In 450 million-year-old volcanic rock located on a remote mountainside in northern Maine, scientists have found a significant concentration of rare earth elements and trace metals, worth billions of dollars, that are highly prized by the US defense, technology, and alternative energy industries.

It is still too early to determine whether the deposit should or could be mined despite stringent state regulations or its exact size and composition.

However, according to geologists, it may be comparable to deposits found in China and Australia, and one put the Pennington Mountain deposit's potential value in the billions of dollars.

Rare Earth Elements

Numerous products, ranging from simple night vision goggles to complex stealth technology, cellphones to flatscreen TVs, solar panels, electric vehicle batteries, and wind turbine generators, can be made using these rare earth elements along with trace metals of niobium and zirconium.

Conflicts between the local environmental effects of mining and the benefits to the world's climate achieved through the use of those mined materials have grown in Maine and across the country as a result of the use of trace metals and rare earth elements in renewable energy technologies.

Wang argued that the term "rare" is inaccurate because they are not rare; they are everywhere, but only in incredibly small amounts.

But finding a large concentration of rare earth elements in one location is rare.

Due to water quality regulations as well as the high costs of compliance, rare earth discoveries in the US have gone unexploited.

The only active rare earth mine in the US is Mountain Pass, located in the Mojave Desert of California.

Environmental Concerns

The landowner, Aroostook Timberlands LLC, is owned by J.D. Irving, a wealthy Canadian corporation with ties to the forestry, shipbuilding, and oil industries.

The company has previously shown that it is willing to engage in mining by attempting to access a zinc, copper, gold, and silver deposit located beneath nearby Bald Mountain.

That effort fell short of the state's strict mining and water quality laws.

Pit mines, like the one planned for Bald Mountain, as well as a silver mine being considered by Wolfden Resources Corp. east of Baxter State Park, could expose sulfide-rich rocks that could contaminate groundwater.

The Ontario-based company's Wolfden project has been suspended after running into rezoning issues and some local opposition.

The state has thus far rejected a Newry couple's attempts to classify the extraction as something other than metal mining to obtain the permits required to mine lithium from a sizable $1.5 billion deposit in western Maine.

The production of rechargeable lithium-ion batteries for use in electric vehicles requires a lot of lithium.

Pennington Mountain

In a 2021 image taken during a radiometric and magnetic survey of a 3,800 square mile swath of northern Maine, the Pennington Mountain discovery appeared as a 100-acre radioactive hot spot glowing in bright red.

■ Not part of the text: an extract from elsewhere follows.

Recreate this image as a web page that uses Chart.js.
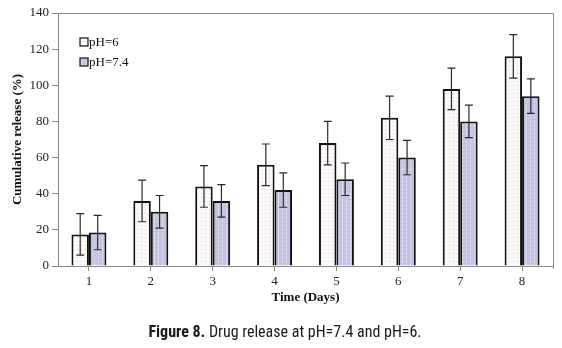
<!DOCTYPE html>
<html>
<head>
<meta charset="utf-8">
<script src="https://cdn.jsdelivr.net/npm/chart.js@4.4.1/dist/chart.umd.min.js"></script>
<style>
  html, body { margin: 0; padding: 0; background: #fff; }
  #wrap { position: relative; width: 562px; height: 348px; }
  #caption {
    position: absolute; left: 0; top: 322px; width: 570px; text-align: center;
    font-family: "Liberation Sans Narrow", "Roboto Condensed", Roboto, sans-serif;
    font-size: 16px; color: #1a1a1a;
  }
</style>
</head>
<body>
<div id="wrap">
  <canvas id="grafica" width="562" height="348"></canvas>
  <div id="caption"><b>Figure 8.</b> Drug release at pH=7.4 and pH=6.</div>
</div>
<script>
// Datos
const dias = ['1', '2', '3', '4', '5', '6', '7', '8'];
const liberacionPH6 = [17.5, 36, 44, 56, 68, 82, 98, 116];
const errorPH6 = [11.5, 11.5, 11.5, 11.5, 12, 12, 11.5, 12];
const liberacionPH74 = [18.5, 30, 36, 42, 48, 60, 80, 94];
const errorPH74 = [9.5, 9, 9, 9.5, 9, 9.5, 9, 9.5];
const ticksY = [0, 20, 40, 60, 80, 100, 120, 140];

// Texturas de las barras
function patronPuntos() {
    const c = document.createElement('canvas');
    c.width = 4; c.height = 4;
    const g = c.getContext('2d');
    g.fillStyle = '#fdf9fa';
    g.fillRect(0, 0, 4, 4);
    g.fillStyle = '#efc6cf';
    g.fillRect(1, 1, 1, 1);
    return g.createPattern(c, 'repeat');
}

function patronRayas() {
    const c = document.createElement('canvas');
    c.width = 4; c.height = 4;
    const g = c.getContext('2d');
    g.fillStyle = '#c3c3e3';
    g.fillRect(0, 0, 4, 4);
    g.fillStyle = '#dcdcf1';
    g.fillRect(2, 0, 1, 3);
    return g.createPattern(c, 'repeat');
}

// Barras de error
const barrasError = {
    id: 'barrasError',
    afterDatasetsDraw(chart) {
        const ctx = chart.ctx;
        const y = chart.scales.y;
        const errores = [errorPH6, errorPH74];
        ctx.save();
        ctx.strokeStyle = '#2a2a2a';
        ctx.lineWidth = 1.2;
        chart.data.datasets.forEach((ds, i) => {
            chart.getDatasetMeta(i).data.forEach((bar, j) => {
                const v = ds.data[j];
                const e = errores[i][j];
                const yTop = y.getPixelForValue(v + e);
                const yBot = y.getPixelForValue(v - e);
                ctx.beginPath();
                ctx.moveTo(bar.x, yTop); ctx.lineTo(bar.x, yBot);
                ctx.moveTo(bar.x - 4, yTop); ctx.lineTo(bar.x + 4, yTop);
                ctx.moveTo(bar.x - 4, yBot); ctx.lineTo(bar.x + 4, yBot);
                ctx.stroke();
            });
        });
        ctx.restore();
    }
};

// Marco y leyenda dentro del area
const marcoLeyenda = {
    id: 'marcoLeyenda',
    afterDraw(chart) {
        const ctx = chart.ctx;
        const a = chart.chartArea;
        ctx.save();
        ctx.strokeStyle = '#8a8a8a';
        ctx.lineWidth = 1;
        ctx.beginPath();
        ctx.moveTo(a.left, a.top + 0.5);
        ctx.lineTo(a.right + 0.5, a.top + 0.5);
        ctx.lineTo(a.right + 0.5, a.bottom + 3);
        ctx.stroke();

        ctx.font = '13px "Liberation Serif", "Times New Roman", serif';
        ctx.textBaseline = 'middle';
        chart.data.datasets.forEach((ds, i) => {
            const yy = 42 + i * 20;
            ctx.fillStyle = ds.backgroundColor;
            ctx.fillRect(80, yy - 4, 8, 8);
            ctx.strokeStyle = '#111';
            ctx.lineWidth = 1.2;
            ctx.strokeRect(80, yy - 4, 8, 8);
            ctx.fillStyle = '#111';
            ctx.fillText(ds.label, 89, yy + 1);
        });
        ctx.restore();
    }
};

new Chart(document.getElementById('grafica'), {
    type: 'bar',
    data: {
        labels: dias,
        datasets: [
            {
                label: 'pH=6',
                data: liberacionPH6,
                backgroundColor: patronPuntos(),
                borderColor: '#111',
                borderWidth: 2
            },
            {
                label: 'pH=7.4',
                data: liberacionPH74,
                backgroundColor: patronRayas(),
                borderColor: '#111',
                borderWidth: 2
            }
        ]
    },
    options: {
        responsive: false,
        animation: false,
        layout: { padding: { top: 13, right: 9, bottom: 36, left: 0 } },
        categoryPercentage: 0.565,
        barPercentage: 1,
        plugins: {
            legend: { display: false },
            tooltip: { enabled: false }
        },
        scales: {
            x: {
                grid: {
                    offset: false,
                    drawOnChartArea: false,
                    color: '#8a8a8a',
                    tickLength: 5
                },
                border: { color: '#8a8a8a' },
                ticks: {
                    color: '#222',
                    padding: 3,
                    font: { family: '"Liberation Serif", "Times New Roman", serif', size: 13 }
                },
                title: {
                    display: true,
                    text: 'Time (Days)',
                    color: '#111',
                    padding: { top: 0, bottom: 7 },
                    font: { family: '"Liberation Serif", "Times New Roman", serif', size: 13, weight: 'bold' }
                },
                afterFit(scale) { scale.height = 46; }
            },
            y: {
                min: 0,
                max: 140,
                afterBuildTicks(scale) { scale.ticks = ticksY.map(v => ({ value: v })); },
                grid: {
                    drawOnChartArea: false,
                    color: '#8a8a8a',
                    tickLength: 6
                },
                border: { color: '#8a8a8a' },
                ticks: {
                    color: '#222',
                    padding: 3,
                    font: { family: '"Liberation Serif", "Times New Roman", serif', size: 13 }
                },
                title: {
                    display: true,
                    text: 'Cumulative release (%)',
                    color: '#111',
                    padding: { top: 10, bottom: 0 },
                    font: { family: '"Liberation Serif", "Times New Roman", serif', size: 13, weight: 'bold' }
                },
                afterFit(scale) { scale.width = 58; }
            }
        }
    },
    plugins: [barrasError, marcoLeyenda]
});
</script>
</body>
</html>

The Oxford lithium project in 2020, Pennington in 2021, and Aroostook district geologic mapping, which is in the second year of a three-year search for manganese, are the three focus areas in Maine that the USGS has so far funded.

To date, Maine is the only state in New England to receive funding for the $450,000 Earth MRI.

In October, geologist Chunzeng Wang traveled to Pennington Mountain armed with a hammer and a portable radiometric sensor to investigate the anomaly and gather samples.

After chemical analysis, samples sent to a lab in Nevada showed very high concentrations of trace metals like niobium, which is used to make gas turbines, jet engines, and MRI scanners.

It also contained zirconium, which is a heat-resistant metal used for superconducting magnets.

The samples also contained significant amounts of even more valuable rare earth elements and trace metals, such as dysprosium, gallium, and lanthanum, which are used in hydrogen fuel cells and electric vehicle batteries, respectively.

Dysprosium is used to make magnets essential in electric vehicles and wind turbine motors.

The Red Hot Spot

Wang thinks that Pennington's entire ridge is mineral-rich, but geophysicist Anji Shah, who was in charge of analyzing the survey images, is more cautious.

Only a few feet of the surface area was reached by handheld scanners.

Wang could only sample the rock outcroppings at the surface without digging.

According to Shah from the USGS, to ascertain the extent of the mineral deposits and the concentration of rare earth elements and metals within the mineral flakes woven throughout the rocks, more research is required at the site.

Such tests would be carried out by either the mineral exploration business or the landowner, Maine Public reported.

For the time being, the geologists are content to rejoice in their discovery, which started with an odd red hot spot on a radiometric image taken by a low-flying surveillance plane.

Shah pointed out that this finding demonstrates how much remains to be learned about the earth, the Press Herald noted.